To extract the "interval size" each time sample corresponds to, we create an array that contains the interval size at each element:

interval_data = np.empty(N, dtype=int)
for i in range(len(intervals)):
    interval_data[collision_indices[i]:collision_indices[i+1]] = intervals[i]
end_gap = collision_indices[0] + (len(interval_data) - collision_indices[-1])
interval_data[:collision_indices[0]] = end_gap
interval_data[collision_indices[-1]:] = end_gap

We include the first collision in the interval and exclude the second collision. To deal with the first and last intervals, we use periodic boundary conditions and assume it is the same interval that "wraps around".

Then we obtain the interval size corresponding to the time sample as follows:

sampled_intervals = interval_data[time_samples]
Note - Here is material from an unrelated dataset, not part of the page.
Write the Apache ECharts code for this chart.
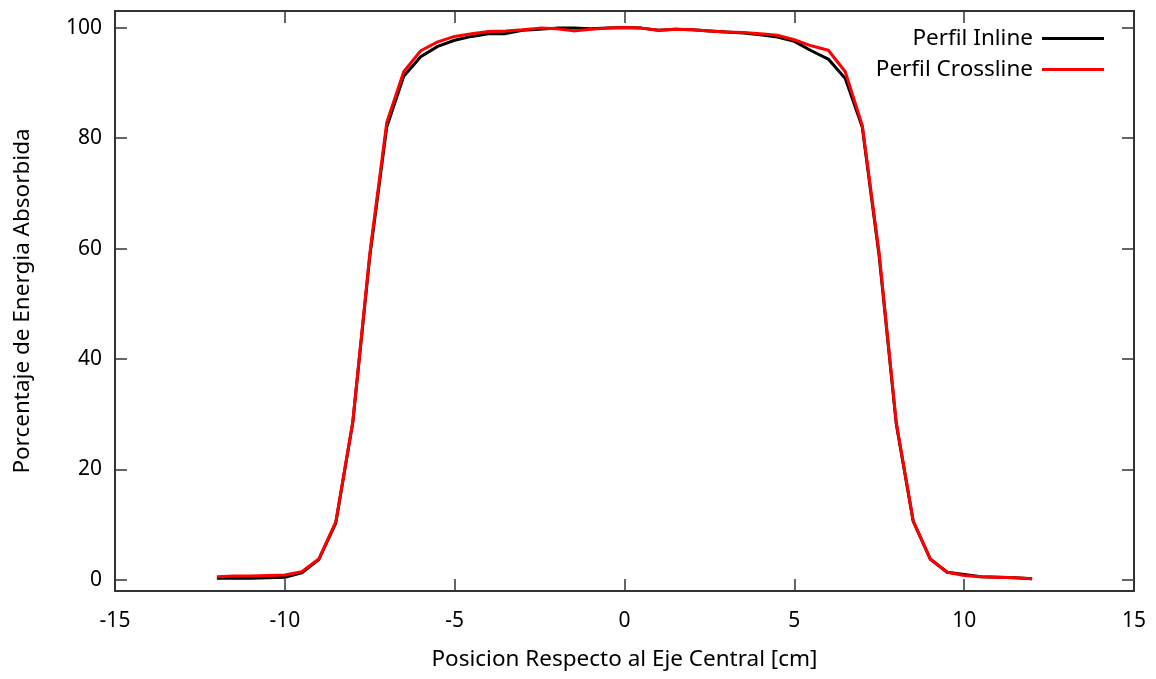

We can again make a histogram plot and find it corresponds to the expected Erlang distribution:

import matplotlib.pyplot as plt

x_lower = 0
x_upper = 800

fig, ax = plt.subplots(1)
ax.hist(sampled_intervals, 100, density=True, label="Interval histogram")

# the expected PDF in the limit
x = np.linspace(0, x_upper)
y = chance ** 2 * x * np.exp(-x * chance)
ax.plot(x, y, label="PDF Erlang distribution")
ax.set_xlim(x_lower, x_upper)

ax.set_xlabel("Interval length")
ax.set_ylabel("Probability")

ax.legend()

Histogram of interval length at random times compared to the PDF of the Erlang distribution

Calculating the mean of sampled_intervals yields the expected value around 200 (2$\tau$).

Note that here we look at the timeline of a single electron and sample it at different times, while the question deals with an average over multiple electrons at one point in time. However, the calculation is identical: all electrons have an equivalent timeline, so sampling the same timeline at different points is the same as sampling multiple timelines at one point.

The previous discussion corroborates our findings in (d) and (e). For completeness, we can also calculate the times to the previous (and next) collision at our random time samples to corroborate the findings in (c). To do so, we replace interval_data with the index of the start of the interval:

interval_data = np.empty(N, dtype=int)
for i in range(len(intervals)):
    interval_data[collision_indices[i]:collision_indices[i+1]] = collision_indices[i]
interval_data[:collision_indices[0]] = collision_indices[-1] - len(interval_data)
interval_data[collision_indices[-1]:] = collision_indices[-1]

We can now calculate the time to the start of the interval for each time sample as follows:

time_to_previous = time_samples - interval_data[time_samples]

If we draw a histogram of this data as before, we again retrieve our expected exponential distribution:

Histogram of time to interval start at random times compared to the PDF of the exponential distribution

The mean again comes out to close to 100, as expected. An identical analysis can be performed for the times to the end of the interval.

So finally, let's tie it back to the mistake that Drude made. The question and chapter suggests Drude found a conductivity $\sigma$ half of the expression in 1.6, which is expressed as:

$$ \sigma = \frac{n e^2 \tau}{m}$$

The conductivity scales linearly with $\tau$, so this implies Drude used half of the value of $\tau$ somehow. How exactly he made this mistake is difficult to say without reading his papers, given that $\tau$ actually refers to the time since the last collision averaged over all electrons.